Richard, the 2024.4 (+/- 0.3) estimate does not come from Brad’s analysis of the intervals from these earlier eruptions, but from a comparison of the light curve over the last ~10 years with that leading up to the 1946 eruption. They show common features, like a “super active state”, pre-eruption dip. This is described here:
https://ui.adsabs.harvard.edu/abs/2023MNRAS.524.3146S/abstract
And refined here:
B.E. Schaefer, B. Kloppenborg, E.O. Waagen, “Recurrent Nova T CrB Has Just Started Its Pre-eruption Dip in March/April 2023, so the Eruption Should Occur Around 2024.4 +- 0.3,” The Astronomer’s Telegram, No. 16107 (2023). The SAO/NASA Astrophysics Data System.
His paper concerning his identification of much earlier outbursts ( https://ui.adsabs.harvard.edu/abs/2023JHA….54..436S/abstract ) says:
“T CrB has four observed eruptions in the years 1217.8, 1787.9, 1866.4, and 1946.1, plus one more expected upcoming in 2024.4 ± 0.3. The recurrence timescales are 7 × 81.4, 78.5, 79.7, and likely 78.3 ± 0.3 years.

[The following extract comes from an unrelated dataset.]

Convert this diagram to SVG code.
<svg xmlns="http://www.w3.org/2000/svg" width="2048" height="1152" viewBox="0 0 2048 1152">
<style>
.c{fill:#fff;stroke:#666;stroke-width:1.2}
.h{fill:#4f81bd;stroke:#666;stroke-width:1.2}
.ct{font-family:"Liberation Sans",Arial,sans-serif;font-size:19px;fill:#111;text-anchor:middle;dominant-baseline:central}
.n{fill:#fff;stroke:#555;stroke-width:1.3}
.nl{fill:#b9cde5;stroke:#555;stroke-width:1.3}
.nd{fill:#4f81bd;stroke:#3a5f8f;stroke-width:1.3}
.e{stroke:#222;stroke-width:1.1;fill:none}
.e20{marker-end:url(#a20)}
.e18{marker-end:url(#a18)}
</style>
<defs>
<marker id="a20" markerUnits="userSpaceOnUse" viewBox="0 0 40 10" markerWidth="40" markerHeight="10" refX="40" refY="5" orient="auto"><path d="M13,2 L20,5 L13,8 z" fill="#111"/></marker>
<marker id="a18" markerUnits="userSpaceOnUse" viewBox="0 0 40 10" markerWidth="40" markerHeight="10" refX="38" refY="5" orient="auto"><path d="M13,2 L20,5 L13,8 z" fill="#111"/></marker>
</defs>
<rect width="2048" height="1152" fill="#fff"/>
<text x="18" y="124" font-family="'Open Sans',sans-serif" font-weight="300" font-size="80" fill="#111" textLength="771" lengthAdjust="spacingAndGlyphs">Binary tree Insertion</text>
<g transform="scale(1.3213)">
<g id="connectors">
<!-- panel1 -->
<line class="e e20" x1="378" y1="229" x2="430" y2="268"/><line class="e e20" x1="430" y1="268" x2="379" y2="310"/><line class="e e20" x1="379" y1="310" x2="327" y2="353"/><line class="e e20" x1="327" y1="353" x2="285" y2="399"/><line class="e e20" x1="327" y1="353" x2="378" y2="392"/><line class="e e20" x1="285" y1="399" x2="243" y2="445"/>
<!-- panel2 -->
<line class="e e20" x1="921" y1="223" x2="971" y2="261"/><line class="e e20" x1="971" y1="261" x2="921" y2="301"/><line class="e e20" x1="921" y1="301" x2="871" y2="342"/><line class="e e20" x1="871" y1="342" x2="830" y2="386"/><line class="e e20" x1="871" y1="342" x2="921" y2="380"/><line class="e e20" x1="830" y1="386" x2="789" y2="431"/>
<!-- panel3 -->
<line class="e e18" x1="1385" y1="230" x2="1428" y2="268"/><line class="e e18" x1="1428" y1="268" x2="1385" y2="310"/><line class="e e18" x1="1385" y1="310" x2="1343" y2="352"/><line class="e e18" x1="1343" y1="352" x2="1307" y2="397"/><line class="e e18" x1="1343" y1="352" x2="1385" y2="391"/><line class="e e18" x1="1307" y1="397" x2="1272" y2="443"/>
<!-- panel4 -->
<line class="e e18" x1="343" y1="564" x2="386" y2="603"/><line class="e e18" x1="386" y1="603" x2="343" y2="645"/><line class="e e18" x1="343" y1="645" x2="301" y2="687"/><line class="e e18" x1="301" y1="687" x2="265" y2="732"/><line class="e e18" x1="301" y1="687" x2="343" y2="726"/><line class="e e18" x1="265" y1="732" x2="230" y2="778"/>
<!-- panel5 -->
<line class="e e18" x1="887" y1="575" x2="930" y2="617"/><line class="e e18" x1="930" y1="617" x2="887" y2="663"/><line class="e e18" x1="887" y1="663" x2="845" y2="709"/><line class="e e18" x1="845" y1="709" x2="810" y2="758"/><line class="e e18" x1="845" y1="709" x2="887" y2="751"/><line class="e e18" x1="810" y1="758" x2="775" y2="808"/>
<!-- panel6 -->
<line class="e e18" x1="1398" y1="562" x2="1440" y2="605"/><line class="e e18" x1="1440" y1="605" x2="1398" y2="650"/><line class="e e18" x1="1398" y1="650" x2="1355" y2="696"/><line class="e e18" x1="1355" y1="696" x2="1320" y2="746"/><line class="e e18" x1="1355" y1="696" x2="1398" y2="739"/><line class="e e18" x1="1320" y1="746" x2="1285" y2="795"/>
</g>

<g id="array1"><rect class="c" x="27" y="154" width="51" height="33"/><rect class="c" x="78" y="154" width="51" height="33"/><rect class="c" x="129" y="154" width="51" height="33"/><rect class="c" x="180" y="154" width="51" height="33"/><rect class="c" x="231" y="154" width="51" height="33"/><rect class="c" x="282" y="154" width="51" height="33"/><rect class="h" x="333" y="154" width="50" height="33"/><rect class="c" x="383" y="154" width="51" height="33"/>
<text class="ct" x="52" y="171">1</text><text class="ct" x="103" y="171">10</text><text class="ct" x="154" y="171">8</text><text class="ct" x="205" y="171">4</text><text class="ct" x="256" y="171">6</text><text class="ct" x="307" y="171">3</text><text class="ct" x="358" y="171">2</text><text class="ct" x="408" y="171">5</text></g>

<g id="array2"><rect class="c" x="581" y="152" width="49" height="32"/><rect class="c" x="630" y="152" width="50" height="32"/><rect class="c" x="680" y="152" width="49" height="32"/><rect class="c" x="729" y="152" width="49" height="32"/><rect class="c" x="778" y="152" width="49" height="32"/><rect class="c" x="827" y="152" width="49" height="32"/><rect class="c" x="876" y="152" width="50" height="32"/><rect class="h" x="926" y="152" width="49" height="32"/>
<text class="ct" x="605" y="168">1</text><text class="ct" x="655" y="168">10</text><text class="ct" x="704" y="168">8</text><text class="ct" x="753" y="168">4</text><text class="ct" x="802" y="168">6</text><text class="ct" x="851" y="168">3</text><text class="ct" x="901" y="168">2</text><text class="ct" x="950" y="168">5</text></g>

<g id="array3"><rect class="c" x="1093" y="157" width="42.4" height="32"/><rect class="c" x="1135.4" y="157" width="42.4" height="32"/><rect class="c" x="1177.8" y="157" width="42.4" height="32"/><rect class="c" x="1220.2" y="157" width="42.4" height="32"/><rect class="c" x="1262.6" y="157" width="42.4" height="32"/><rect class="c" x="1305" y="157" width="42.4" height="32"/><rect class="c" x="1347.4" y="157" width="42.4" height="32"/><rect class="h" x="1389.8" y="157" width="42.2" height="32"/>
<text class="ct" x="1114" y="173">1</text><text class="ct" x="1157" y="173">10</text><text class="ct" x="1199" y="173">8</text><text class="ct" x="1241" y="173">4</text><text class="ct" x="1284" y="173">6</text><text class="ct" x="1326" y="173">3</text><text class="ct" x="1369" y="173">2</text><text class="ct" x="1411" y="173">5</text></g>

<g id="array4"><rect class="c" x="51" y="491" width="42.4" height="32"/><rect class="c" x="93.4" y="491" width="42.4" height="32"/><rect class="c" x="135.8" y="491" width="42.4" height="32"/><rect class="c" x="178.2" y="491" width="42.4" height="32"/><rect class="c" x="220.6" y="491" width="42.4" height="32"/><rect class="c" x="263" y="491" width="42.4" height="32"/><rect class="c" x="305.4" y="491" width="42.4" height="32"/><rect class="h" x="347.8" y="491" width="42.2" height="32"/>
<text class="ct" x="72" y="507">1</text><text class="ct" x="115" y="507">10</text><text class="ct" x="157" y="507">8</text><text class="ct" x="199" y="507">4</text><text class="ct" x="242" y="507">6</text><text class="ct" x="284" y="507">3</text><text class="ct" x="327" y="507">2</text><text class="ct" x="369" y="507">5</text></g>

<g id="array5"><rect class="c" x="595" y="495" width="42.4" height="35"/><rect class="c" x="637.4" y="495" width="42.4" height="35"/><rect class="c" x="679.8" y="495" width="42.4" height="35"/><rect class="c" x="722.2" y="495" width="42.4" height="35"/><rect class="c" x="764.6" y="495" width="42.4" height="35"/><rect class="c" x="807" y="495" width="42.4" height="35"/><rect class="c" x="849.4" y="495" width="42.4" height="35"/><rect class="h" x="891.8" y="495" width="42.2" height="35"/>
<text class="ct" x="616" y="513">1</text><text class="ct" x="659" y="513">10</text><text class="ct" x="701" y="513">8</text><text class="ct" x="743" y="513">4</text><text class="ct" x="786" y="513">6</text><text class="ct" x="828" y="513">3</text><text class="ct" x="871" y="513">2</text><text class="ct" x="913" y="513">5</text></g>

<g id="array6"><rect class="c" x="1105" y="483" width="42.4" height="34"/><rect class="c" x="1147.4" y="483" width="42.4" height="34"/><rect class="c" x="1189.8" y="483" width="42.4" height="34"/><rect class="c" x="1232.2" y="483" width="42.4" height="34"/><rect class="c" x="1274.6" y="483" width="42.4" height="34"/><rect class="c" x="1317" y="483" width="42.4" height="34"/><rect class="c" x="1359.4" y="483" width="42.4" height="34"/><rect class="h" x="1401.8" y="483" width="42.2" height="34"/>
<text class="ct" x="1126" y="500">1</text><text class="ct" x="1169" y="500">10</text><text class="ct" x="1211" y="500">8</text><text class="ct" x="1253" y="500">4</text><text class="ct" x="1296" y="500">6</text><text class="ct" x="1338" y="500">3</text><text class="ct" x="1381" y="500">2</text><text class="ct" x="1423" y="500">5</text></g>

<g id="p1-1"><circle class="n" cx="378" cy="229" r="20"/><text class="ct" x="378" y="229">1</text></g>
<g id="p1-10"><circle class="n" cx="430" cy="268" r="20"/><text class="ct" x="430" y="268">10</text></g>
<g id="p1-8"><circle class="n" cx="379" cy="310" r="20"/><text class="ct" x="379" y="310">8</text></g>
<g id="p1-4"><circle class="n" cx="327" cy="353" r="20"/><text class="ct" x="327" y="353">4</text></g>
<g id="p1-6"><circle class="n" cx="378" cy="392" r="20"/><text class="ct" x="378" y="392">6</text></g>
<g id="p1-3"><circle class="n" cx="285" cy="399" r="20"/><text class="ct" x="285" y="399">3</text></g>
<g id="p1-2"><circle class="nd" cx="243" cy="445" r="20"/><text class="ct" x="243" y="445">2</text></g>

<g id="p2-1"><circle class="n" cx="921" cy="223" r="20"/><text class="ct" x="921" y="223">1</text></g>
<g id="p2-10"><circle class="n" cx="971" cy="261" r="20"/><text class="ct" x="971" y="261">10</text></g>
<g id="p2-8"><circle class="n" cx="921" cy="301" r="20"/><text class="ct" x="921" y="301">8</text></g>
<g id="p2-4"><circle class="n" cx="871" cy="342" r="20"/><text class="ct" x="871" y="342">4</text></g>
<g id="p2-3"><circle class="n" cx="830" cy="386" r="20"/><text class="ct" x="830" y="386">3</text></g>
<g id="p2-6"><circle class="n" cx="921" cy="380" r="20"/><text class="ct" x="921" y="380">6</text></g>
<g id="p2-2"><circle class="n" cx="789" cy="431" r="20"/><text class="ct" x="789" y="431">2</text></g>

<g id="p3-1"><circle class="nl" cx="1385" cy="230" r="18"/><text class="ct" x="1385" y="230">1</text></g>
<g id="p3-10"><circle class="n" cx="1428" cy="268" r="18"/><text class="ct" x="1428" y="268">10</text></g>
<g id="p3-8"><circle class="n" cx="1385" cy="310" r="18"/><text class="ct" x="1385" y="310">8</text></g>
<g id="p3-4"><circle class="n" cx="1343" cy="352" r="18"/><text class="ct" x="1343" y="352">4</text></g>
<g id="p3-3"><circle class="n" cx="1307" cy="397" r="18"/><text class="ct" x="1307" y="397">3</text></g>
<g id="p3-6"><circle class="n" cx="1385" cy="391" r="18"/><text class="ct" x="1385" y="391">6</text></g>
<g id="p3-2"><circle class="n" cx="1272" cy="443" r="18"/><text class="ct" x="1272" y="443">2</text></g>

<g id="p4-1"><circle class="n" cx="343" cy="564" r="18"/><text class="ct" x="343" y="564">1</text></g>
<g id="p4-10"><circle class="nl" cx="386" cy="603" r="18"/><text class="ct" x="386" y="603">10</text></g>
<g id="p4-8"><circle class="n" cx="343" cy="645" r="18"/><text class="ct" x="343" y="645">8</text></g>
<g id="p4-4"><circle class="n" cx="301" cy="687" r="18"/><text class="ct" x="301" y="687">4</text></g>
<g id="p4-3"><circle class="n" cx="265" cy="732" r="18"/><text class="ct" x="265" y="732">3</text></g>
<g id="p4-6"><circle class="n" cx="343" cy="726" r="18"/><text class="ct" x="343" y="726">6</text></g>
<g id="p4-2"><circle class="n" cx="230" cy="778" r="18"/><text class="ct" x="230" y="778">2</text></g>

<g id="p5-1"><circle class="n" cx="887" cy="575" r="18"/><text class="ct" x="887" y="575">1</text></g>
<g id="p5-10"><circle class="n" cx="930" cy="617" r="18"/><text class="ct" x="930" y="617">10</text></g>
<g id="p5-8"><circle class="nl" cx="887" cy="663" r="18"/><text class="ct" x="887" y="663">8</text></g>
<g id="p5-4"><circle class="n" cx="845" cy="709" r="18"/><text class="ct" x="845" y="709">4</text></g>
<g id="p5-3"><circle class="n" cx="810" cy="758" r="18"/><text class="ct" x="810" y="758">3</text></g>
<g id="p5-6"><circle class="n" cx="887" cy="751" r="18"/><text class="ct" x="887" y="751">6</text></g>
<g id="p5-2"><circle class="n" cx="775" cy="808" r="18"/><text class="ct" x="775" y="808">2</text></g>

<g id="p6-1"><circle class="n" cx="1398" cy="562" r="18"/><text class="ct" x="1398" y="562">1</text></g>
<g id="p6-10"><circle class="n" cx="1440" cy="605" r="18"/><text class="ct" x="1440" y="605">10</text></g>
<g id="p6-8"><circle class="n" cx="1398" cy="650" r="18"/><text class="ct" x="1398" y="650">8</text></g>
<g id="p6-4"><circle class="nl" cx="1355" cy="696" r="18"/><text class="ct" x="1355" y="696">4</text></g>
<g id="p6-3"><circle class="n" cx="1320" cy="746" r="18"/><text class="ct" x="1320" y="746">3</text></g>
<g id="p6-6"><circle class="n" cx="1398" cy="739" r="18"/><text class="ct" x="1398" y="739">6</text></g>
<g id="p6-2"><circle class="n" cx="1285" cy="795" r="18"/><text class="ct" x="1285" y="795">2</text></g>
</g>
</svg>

With nine eruptions from 1217.8 to 1946.1, the average recurrence timescale is 80.9 years.”
So the 78.3 +/-0.3 error bar comes from the first paper, not his analysis of the interval between the 4 known eruptions. This average timescale is 80.9 years (no error bar given).
Brad’s predictions are based on his assumption that the next eruption will unfold in the same way as the last two (which appear to have identical light curves). But there is no strong astrophysical reason that this should be the case a third time. As I’ve reported previously, other researchers have made predictions for later in 2024 or even Nov 2025. We shall just have to keep on looking.